Clearer labelling: Less wastage

Nestlé France has collaborated with Too Good to Go’s Consumption Dates Pact to help remove consumer confusion around consumption dates and prevent food from being needlessly discarded.

Poor understanding of sell-by, use-by or best-by dates is thought to be responsible for 10% of all food waste in Europe.

Nestlé scientists inspect coffee plantlets

Creating energy from waste

In Indonesia, a Nestlé factory has switched from fossil fuels to locally supplied rice husk as biofuel, with a second factory expected to adopt the same practice. In Finland, we have built a biogas-powered plant.

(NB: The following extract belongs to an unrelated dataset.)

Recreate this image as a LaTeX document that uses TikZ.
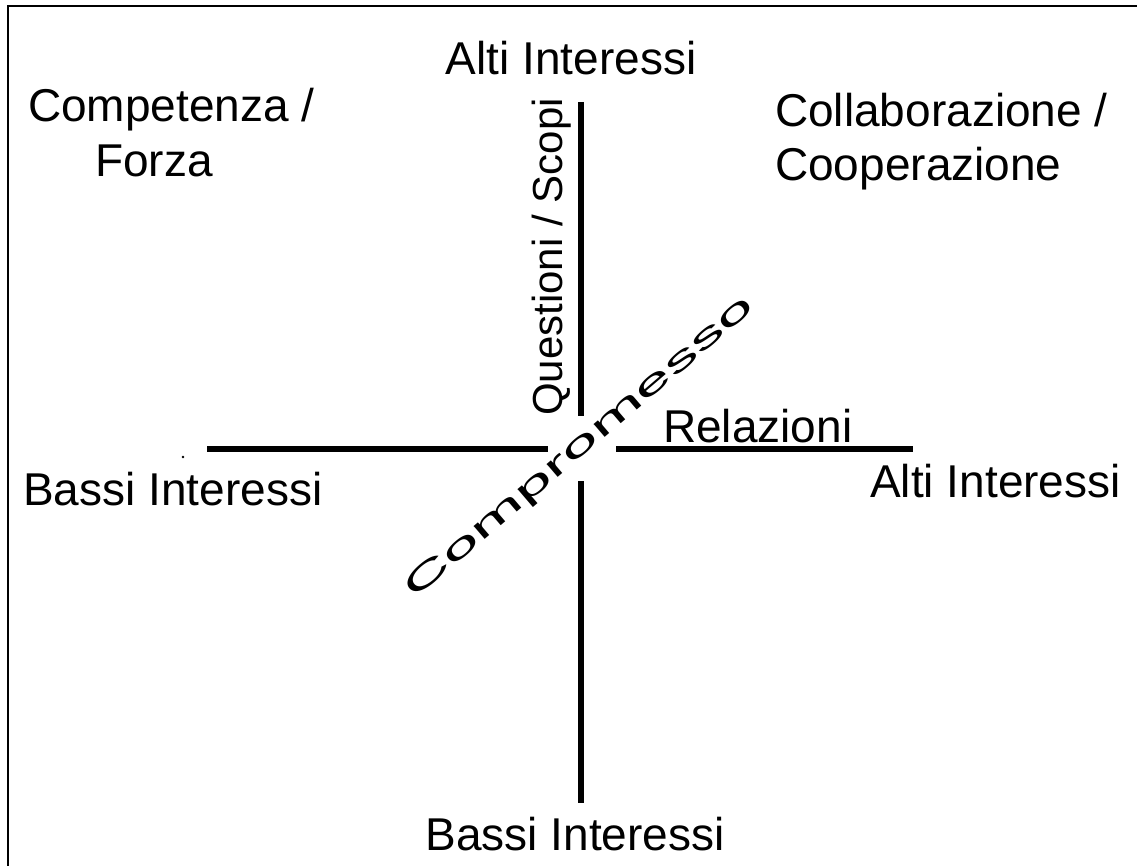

At our Nestlé Waters facility in Henniez, Switzerland, we are pioneering innovative lower-carbon technologies to produce renewable electricity for local residents and hot water for the facility. This electricity, some of which is sourced through a third-party biogas plant using manure from cattle, together with other organic waste (such as coffee grounds from Nespresso), represents 37% of the thermal energy consumption of the site.

Inspiring people to reduce food waste

In Switzerland, Nestlé is part of an industry-wide pledge, in partnership with the government, to halve food loss and waste by 2030. We are a Waste Warrior Brand to help prevent food loss and waste at the consumer level.

In the UK, we have signed a similar pledge, together with major national supermarkets and organizations, to help halve food waste by 2030.